There was another incident, not documented but mentally filed by myself. While watching World Cup highlights with my father late at night, one of his many nurses - distinguished from the others by streaks of liberal bright blue highlights in her poker straight brunette mane - interrupted to bring him his final medications for the day. As he has been on this schedule for two weeks, he is now well versed with the colour, size and even texture of different pills. Immediately he inquired what the "new, white big ones" were. This was met with an embarrassed, awkward half-acknolwedgement that she presented him with the wrong medication. 

"I don't trust the people in here", my father has whispered to me on several occasions. 


I don't know much about football, although I have harboured an intense crush on David Beckham since I was 16-years-old. My World Cup viewing habits thus involve cheering for countries that: a) I've visited and enjoyed (go France and Japan!); and, b) have the best-looking players (go Brazil and Spain!). I think I enjoy the fans and spectacle of the event more than anything else though. 
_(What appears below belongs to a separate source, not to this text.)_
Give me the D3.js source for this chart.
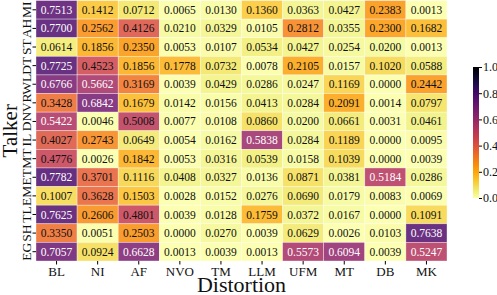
<!DOCTYPE html>
<html>
<head>
  <meta charset="utf-8">
  <style>
    body { margin: 0; background: #fff; }
    text { font-family: "Liberation Serif", "Times New Roman", serif; }
  </style>
  <script src="https://d3js.org/d3.v7.min.js"></script>
</head>
<body>
  <svg id="chart" width="497" height="295"></svg>
  <script>
    const distortions = ['BL', 'NI', 'AF', 'NVO', 'TM', 'LLM', 'UFM', 'MT', 'DB', 'MK'];
    const talkers = ['MI', 'AH', 'ST', 'DT', 'WL', 'VR', 'DN', 'IL', 'MT', 'ET', 'EM', 'TL', 'SH', 'EG'];
    const values = [
      [0.7513, 0.1412, 0.0712, 0.0065, 0.0130, 0.1360, 0.0363, 0.0427, 0.2383, 0.0013],
      [0.7700, 0.2562, 0.4126, 0.0210, 0.0329, 0.0105, 0.2812, 0.0355, 0.2300, 0.1682],
      [0.0614, 0.1856, 0.2350, 0.0053, 0.0107, 0.0534, 0.0427, 0.0254, 0.0200, 0.0013],
      [0.7725, 0.4523, 0.1856, 0.1778, 0.0732, 0.0078, 0.2105, 0.0157, 0.1020, 0.0588],
      [0.6766, 0.5662, 0.3169, 0.0039, 0.0429, 0.0286, 0.0247, 0.1169, 0.0000, 0.2442],
      [0.3428, 0.6842, 0.1679, 0.0142, 0.0156, 0.0413, 0.0284, 0.2091, 0.0014, 0.0797],
      [0.5422, 0.0046, 0.5008, 0.0077, 0.0108, 0.0860, 0.0200, 0.0661, 0.0031, 0.0461],
      [0.4027, 0.2743, 0.0649, 0.0054, 0.0162, 0.5838, 0.0284, 0.1189, 0.0000, 0.0095],
      [0.4776, 0.0026, 0.1842, 0.0053, 0.0316, 0.0539, 0.0158, 0.1039, 0.0000, 0.0039],
      [0.7782, 0.3701, 0.1116, 0.0408, 0.0327, 0.0136, 0.0871, 0.0381, 0.5184, 0.0286],
      [0.1007, 0.3628, 0.1503, 0.0028, 0.0152, 0.0276, 0.0690, 0.0179, 0.0083, 0.0069],
      [0.7625, 0.2606, 0.4801, 0.0039, 0.0128, 0.1759, 0.0372, 0.0167, 0.0000, 0.1091],
      [0.3350, 0.0051, 0.2503, 0.0000, 0.0270, 0.0039, 0.0629, 0.0026, 0.0103, 0.7638],
      [0.7057, 0.0924, 0.6628, 0.0013, 0.0039, 0.0013, 0.5573, 0.6094, 0.0039, 0.5247]
    ];
    const cbarTicks = [0, 0.2, 0.4, 0.6, 0.8, 1.0];

    const svg = d3.select('#chart');
    const mLeft = 36, mRight = 447, mTop = 0.5, mBottom = 261;

    const x = d3.scaleBand().domain(distortions).range([mLeft, mRight]);
    const y = d3.scaleBand().domain(talkers).range([mTop, mBottom]);
    const color = v => d3.interpolateInferno(1 - v);

    // cells
    const cells = [];
    values.forEach((row, i) => row.forEach((v, j) => cells.push({ t: talkers[i], d: distortions[j], v })));

    svg.append('g').selectAll('rect')
      .data(cells)
      .enter().append('rect')
      .attr('x', d => x(d.d))
      .attr('y', d => y(d.t))
      .attr('width', x.bandwidth())
      .attr('height', y.bandwidth())
      .attr('fill', d => color(d.v))
      .attr('fill-opacity', 0.85)
      .attr('stroke', '#fff')
      .attr('stroke-opacity', 0.6)
      .attr('stroke-width', 0.6);

    svg.append('g').selectAll('text')
      .data(cells)
      .enter().append('text')
      .attr('x', d => x(d.d) + x.bandwidth() / 2)
      .attr('y', d => y(d.t) + y.bandwidth() / 2)
      .attr('dy', '0.35em')
      .attr('text-anchor', 'middle')
      .attr('font-size', 11.5)
      .attr('fill', d => d.v > 0.51 ? '#fff' : '#111')
      .text(d => d.v.toFixed(4));

    // x axis
    const xAxis = svg.append('g')
      .attr('transform', `translate(0,${mBottom})`)
      .call(d3.axisBottom(x).tickSize(3.5).tickPadding(2));
    xAxis.select('.domain').remove();
    xAxis.selectAll('text').attr('font-size', 13).attr('fill', '#111')
      .style('font-family', '"Liberation Serif", serif');

    // y axis, labels rotated
    const yAxis = svg.append('g')
      .attr('transform', `translate(${mLeft},0)`)
      .call(d3.axisLeft(y).tickSize(3.5).tickPadding(0));
    yAxis.select('.domain').remove();
    yAxis.selectAll('text')
      .attr('x', 0).attr('dy', 0)
      .attr('transform', 'translate(-5,0) rotate(-90)')
      .attr('text-anchor', 'middle')
      .attr('font-size', 13.5).attr('fill', '#111')
      .style('font-family', '"Liberation Serif", serif');

    // axis titles
    svg.append('text')
      .attr('x', (mLeft + mRight) / 2).attr('y', 292)
      .attr('text-anchor', 'middle')
      .attr('font-size', 22)
      .attr('fill', '#111')
      .text('Distortion');

    svg.append('text')
      .attr('transform', `translate(17,${(mTop + mBottom) / 2}) rotate(-90)`)
      .attr('text-anchor', 'middle')
      .attr('font-size', 21)
      .attr('fill', '#111')
      .text('Talker');

    // colorbar
    const cbX = 473, cbW = 6, cbTop = 67, cbBottom = 198;
    const cbScale = d3.scaleLinear().domain([0, 1]).range([cbBottom, cbTop]);
    const defs = svg.append('defs');
    const grad = defs.append('linearGradient')
      .attr('id', 'cbar').attr('x1', 0).attr('y1', 1).attr('x2', 0).attr('y2', 0);
    d3.range(0, 1.001, 0.05).forEach(s => {
      grad.append('stop').attr('offset', s).attr('stop-color', color(s));
    });
    svg.append('rect')
      .attr('x', cbX).attr('y', cbTop)
      .attr('width', cbW).attr('height', cbBottom - cbTop)
      .attr('fill', 'url(#cbar)');

    const cbAxis = svg.append('g')
      .attr('transform', `translate(${cbX + cbW},0)`)
      .call(d3.axisRight(cbScale).tickValues(cbarTicks).tickFormat(d3.format('.1f')).tickSize(3).tickPadding(1));
    cbAxis.select('.domain').remove();
    cbAxis.selectAll('text').attr('font-size', 12).attr('fill', '#111')
      .style('font-family', '"Liberation Serif", serif');
  </script>
</body>
</html>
As I observe the national pride and festivity on display, I'm also reminded of all of the grand adventures my father and I have experienced while touring this planet. In recent years, he's talked about backpacking across India, specifically wishing to visit Varanasi after being enthralled with the history and culture of this holy city on the Ganges. I've joked this would be the trip that would kill him. Now I'm trying to figure out how to do it by myself. And I will, even though I'm not as sober and rational a person as my father is or as sober and rational as one needs to be when visiting the kaleidoscope of humanity that I imagine India to be. 

It's very difficult planning a life without this man involved in it. Part of me wants to honour him and part of me still needs him terribly. I'm ill-prepared. I don't even know how to put air in the tires of my vehicle for fucksakes. I always relied on him to do it. Vacations, holidays (Hallmark and otherwise)…I try not to think about the impending emptiness that I'm about to face but catch myself at various times during the day obsessing over it and falling into darkness yet again. All of the recent incessant Father's Day advertisements annoyed me; I'm sure the onslaught of Christmas marketing in the coming months (né end of August) will drive me to become even more of a hermit as well. 

And then there's July 13. Less than a month away. It will mark my father's 64th birthday. "Will you still need me, will you still feed me?" Yes. Always. But this date will never bother me as much as the others…the ones we are forced socially (and financially) to celebrate. Because this date truly is special and I already have ideas for it now and in the future. I've informed my father of my plans for this date next year and he just smirked at me. He knows me well. I may not always be a calm, sensible person but I am an ambitious one. Adventure is calling.